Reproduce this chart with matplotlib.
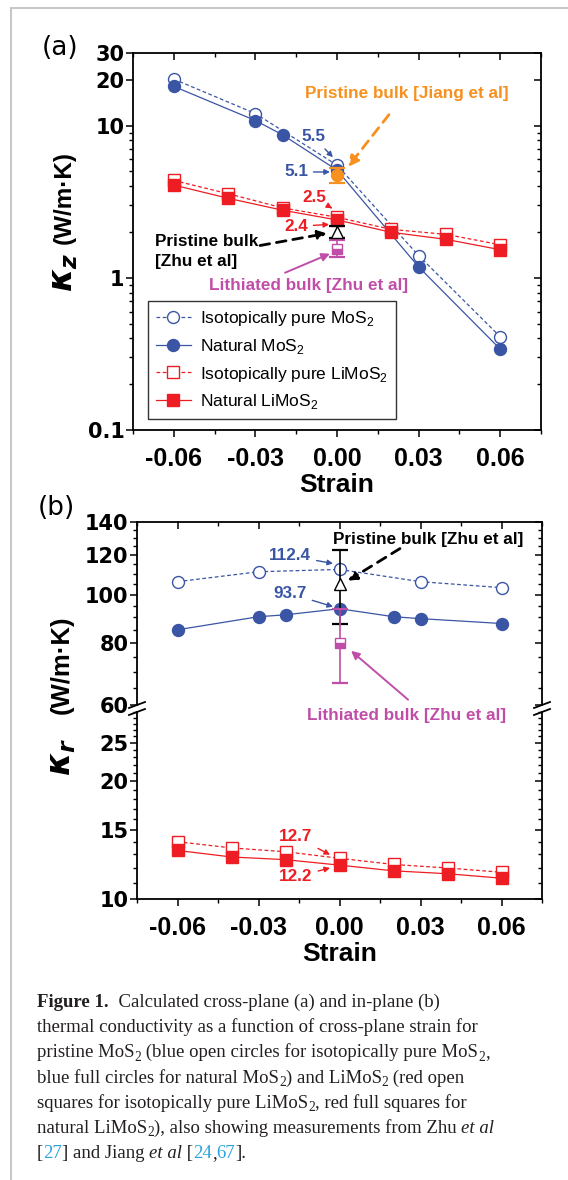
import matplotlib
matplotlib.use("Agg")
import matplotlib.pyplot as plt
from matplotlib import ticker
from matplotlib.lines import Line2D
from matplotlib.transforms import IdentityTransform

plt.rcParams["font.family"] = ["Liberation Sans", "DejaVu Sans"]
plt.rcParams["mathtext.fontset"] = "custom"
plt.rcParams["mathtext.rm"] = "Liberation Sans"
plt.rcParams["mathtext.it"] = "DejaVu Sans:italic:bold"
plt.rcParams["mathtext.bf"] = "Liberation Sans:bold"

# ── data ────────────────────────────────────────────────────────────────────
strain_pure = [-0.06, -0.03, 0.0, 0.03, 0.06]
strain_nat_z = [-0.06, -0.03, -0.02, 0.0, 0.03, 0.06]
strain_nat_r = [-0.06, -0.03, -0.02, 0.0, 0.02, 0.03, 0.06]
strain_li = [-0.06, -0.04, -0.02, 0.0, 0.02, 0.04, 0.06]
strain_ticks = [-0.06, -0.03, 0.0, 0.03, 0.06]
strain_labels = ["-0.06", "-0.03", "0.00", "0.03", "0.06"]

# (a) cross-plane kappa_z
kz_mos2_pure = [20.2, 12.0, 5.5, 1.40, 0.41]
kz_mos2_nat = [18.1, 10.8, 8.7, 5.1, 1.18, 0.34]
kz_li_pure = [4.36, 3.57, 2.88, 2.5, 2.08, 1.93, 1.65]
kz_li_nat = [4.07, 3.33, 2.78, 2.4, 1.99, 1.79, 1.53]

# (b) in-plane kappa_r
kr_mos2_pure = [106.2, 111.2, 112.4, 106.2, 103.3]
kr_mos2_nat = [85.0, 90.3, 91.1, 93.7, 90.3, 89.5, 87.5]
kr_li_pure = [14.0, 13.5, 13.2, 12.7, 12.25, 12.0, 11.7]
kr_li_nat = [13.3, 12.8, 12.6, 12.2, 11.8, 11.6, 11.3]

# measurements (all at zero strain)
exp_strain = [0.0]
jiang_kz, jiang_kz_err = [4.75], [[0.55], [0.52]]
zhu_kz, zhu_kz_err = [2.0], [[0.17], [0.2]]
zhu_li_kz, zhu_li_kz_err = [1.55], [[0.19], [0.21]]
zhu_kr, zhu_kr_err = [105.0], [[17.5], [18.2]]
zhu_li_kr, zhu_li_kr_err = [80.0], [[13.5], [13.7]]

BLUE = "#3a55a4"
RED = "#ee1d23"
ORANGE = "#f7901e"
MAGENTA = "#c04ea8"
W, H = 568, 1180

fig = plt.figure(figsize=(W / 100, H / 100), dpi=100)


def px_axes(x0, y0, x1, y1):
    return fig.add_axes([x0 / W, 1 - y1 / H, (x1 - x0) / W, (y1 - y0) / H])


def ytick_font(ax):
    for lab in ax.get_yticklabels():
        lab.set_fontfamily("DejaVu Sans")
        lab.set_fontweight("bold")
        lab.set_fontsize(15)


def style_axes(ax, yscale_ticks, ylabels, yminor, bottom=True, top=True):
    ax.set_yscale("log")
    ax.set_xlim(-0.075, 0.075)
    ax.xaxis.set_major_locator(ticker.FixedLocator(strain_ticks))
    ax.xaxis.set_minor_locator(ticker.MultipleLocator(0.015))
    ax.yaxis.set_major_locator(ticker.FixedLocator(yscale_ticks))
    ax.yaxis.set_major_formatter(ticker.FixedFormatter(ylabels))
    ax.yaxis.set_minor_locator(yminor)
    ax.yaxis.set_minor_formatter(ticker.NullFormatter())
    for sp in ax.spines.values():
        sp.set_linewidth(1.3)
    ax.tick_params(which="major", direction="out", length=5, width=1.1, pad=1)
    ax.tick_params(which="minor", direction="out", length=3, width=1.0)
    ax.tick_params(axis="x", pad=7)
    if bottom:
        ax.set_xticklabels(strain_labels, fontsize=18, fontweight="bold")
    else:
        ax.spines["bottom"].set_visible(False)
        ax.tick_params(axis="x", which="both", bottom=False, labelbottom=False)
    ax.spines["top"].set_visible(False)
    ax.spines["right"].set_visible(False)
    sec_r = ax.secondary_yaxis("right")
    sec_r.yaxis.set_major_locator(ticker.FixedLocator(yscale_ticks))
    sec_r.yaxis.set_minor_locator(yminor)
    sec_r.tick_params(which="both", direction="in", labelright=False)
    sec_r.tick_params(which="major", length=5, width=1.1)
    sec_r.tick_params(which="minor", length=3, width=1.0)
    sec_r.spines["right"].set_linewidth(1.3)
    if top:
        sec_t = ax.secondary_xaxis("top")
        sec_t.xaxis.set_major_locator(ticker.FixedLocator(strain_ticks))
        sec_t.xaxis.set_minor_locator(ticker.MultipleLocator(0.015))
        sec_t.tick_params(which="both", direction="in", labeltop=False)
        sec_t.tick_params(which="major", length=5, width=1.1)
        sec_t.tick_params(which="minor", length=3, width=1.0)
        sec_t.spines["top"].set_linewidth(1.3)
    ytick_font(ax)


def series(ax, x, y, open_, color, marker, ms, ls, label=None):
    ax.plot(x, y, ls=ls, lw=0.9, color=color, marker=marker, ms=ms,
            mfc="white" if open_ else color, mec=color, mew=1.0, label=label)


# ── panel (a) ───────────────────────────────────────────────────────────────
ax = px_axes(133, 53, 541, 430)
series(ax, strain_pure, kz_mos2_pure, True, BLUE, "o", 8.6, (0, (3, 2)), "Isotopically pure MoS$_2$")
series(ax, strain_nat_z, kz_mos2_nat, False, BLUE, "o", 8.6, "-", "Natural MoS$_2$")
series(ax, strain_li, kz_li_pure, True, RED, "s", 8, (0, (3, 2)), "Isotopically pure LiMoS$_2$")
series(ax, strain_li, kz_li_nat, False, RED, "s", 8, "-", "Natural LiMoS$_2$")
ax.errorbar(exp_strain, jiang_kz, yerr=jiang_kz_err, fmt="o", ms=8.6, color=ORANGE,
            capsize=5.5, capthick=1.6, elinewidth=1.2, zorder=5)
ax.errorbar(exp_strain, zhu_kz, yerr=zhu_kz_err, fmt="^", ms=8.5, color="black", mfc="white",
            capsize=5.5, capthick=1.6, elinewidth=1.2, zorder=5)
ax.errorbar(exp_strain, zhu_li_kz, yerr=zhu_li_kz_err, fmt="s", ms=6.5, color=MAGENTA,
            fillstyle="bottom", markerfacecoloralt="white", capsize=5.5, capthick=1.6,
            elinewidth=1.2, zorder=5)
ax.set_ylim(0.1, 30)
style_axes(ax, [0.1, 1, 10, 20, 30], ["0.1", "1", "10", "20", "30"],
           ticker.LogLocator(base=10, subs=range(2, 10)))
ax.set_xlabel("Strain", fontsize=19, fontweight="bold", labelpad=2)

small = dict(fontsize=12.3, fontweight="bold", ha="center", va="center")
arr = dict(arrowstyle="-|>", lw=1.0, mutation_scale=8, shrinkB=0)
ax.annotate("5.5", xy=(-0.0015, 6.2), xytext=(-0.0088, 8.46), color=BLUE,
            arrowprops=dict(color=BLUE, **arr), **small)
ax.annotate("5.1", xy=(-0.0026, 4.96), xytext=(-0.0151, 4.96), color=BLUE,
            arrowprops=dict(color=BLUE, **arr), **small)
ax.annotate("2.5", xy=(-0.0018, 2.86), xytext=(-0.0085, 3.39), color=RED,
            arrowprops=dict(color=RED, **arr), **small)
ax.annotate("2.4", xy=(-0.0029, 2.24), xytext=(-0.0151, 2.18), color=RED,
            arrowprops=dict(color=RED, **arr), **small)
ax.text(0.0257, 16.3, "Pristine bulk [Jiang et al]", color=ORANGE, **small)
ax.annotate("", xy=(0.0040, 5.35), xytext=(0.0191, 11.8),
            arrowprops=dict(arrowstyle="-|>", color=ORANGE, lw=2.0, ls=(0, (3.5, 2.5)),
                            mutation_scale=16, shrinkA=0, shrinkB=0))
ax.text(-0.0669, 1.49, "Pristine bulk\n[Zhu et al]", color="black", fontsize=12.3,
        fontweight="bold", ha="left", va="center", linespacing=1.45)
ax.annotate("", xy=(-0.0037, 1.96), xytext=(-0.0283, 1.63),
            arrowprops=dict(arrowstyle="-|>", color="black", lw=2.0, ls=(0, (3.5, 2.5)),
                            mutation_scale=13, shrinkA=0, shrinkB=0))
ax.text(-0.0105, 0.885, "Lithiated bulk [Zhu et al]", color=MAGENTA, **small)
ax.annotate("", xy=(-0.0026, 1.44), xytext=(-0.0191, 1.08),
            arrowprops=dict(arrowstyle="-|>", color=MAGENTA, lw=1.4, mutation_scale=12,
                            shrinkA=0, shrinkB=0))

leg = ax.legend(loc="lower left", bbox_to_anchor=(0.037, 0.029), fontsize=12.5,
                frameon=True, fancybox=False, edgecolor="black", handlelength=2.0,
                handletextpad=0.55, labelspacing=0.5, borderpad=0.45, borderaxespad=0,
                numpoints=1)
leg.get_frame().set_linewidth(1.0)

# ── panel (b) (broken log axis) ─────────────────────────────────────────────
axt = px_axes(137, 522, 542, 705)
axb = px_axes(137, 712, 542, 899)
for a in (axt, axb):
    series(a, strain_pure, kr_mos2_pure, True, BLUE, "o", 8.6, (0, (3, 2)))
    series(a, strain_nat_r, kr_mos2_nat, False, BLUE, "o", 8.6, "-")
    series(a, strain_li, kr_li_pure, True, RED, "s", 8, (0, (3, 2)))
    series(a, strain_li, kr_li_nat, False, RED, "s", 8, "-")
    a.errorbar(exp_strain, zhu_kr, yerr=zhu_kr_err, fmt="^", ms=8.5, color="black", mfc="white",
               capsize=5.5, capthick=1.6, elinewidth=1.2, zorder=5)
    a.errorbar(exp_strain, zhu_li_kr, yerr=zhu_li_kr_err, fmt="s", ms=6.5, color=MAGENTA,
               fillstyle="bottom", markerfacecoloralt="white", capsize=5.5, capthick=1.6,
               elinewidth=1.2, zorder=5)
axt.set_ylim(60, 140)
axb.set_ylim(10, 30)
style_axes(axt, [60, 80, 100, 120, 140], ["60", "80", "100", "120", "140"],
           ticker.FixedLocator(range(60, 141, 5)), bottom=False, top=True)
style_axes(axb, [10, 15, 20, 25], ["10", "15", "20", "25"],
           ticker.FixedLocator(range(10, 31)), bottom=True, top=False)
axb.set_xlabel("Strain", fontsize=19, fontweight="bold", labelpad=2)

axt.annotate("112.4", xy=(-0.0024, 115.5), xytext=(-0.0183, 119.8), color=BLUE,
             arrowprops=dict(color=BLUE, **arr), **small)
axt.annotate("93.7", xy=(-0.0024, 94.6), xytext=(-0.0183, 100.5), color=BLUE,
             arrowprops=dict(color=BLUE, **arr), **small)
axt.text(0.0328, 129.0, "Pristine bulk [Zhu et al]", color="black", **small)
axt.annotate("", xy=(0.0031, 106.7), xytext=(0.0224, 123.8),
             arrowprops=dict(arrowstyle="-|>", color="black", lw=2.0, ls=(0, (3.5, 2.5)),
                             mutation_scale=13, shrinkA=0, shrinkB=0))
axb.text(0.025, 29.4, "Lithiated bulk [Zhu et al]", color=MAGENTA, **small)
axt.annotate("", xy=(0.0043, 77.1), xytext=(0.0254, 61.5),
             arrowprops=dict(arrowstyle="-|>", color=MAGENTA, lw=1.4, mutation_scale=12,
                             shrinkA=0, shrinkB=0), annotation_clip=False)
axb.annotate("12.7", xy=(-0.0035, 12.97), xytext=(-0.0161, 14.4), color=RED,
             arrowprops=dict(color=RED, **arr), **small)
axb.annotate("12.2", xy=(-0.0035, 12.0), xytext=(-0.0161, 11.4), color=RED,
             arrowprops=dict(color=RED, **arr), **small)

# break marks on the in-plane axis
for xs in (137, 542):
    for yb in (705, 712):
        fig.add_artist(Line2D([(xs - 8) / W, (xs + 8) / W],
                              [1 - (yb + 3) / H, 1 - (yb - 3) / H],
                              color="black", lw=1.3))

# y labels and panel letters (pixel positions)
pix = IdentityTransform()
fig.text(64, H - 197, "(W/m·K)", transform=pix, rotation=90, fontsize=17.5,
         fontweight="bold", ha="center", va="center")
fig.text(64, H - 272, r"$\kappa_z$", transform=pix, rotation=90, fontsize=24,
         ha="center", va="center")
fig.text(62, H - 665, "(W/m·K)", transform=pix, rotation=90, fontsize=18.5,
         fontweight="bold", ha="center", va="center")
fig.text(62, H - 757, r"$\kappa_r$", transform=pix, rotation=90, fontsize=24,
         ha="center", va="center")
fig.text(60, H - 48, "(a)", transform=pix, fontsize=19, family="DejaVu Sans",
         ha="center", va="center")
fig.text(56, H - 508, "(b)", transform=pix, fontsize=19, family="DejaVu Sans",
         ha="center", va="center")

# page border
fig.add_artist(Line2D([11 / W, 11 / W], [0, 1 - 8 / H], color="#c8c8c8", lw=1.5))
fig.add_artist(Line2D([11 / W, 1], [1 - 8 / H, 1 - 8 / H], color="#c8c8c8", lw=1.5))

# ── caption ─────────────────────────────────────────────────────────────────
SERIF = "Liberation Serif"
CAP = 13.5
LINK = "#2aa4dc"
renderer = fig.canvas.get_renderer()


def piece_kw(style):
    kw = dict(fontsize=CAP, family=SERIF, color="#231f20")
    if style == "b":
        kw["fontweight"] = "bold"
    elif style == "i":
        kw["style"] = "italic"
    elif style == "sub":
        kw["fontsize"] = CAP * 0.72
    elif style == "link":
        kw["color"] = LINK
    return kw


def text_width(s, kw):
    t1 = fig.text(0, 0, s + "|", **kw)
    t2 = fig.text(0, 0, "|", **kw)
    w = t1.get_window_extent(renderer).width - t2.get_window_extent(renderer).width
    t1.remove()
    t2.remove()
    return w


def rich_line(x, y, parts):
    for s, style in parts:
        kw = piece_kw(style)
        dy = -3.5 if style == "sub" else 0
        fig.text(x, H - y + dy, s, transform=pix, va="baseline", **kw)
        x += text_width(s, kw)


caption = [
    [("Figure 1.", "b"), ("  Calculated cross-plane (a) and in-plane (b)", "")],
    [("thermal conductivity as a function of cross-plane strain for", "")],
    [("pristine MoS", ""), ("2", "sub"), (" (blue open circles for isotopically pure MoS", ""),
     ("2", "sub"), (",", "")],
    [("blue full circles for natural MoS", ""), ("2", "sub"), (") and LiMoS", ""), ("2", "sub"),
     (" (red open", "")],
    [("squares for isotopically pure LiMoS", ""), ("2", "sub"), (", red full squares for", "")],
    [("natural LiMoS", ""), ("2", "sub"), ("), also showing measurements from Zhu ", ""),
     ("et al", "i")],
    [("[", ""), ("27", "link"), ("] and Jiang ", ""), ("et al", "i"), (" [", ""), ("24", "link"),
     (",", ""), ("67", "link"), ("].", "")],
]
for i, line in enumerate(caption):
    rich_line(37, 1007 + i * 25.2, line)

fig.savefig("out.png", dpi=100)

---*---

## WHAT YOU HAVE TO DO
Print, exactly as written, the lines above from the first one to the one containing "from matplotlib.transforms import". Leave out pictures.

## SOLUTION BELOW
Reproduce this chart with matplotlib.
import matplotlib
matplotlib.use("Agg")
import matplotlib.pyplot as plt
from matplotlib import ticker
from matplotlib.lines import Line2D
from matplotlib.transforms import IdentityTransform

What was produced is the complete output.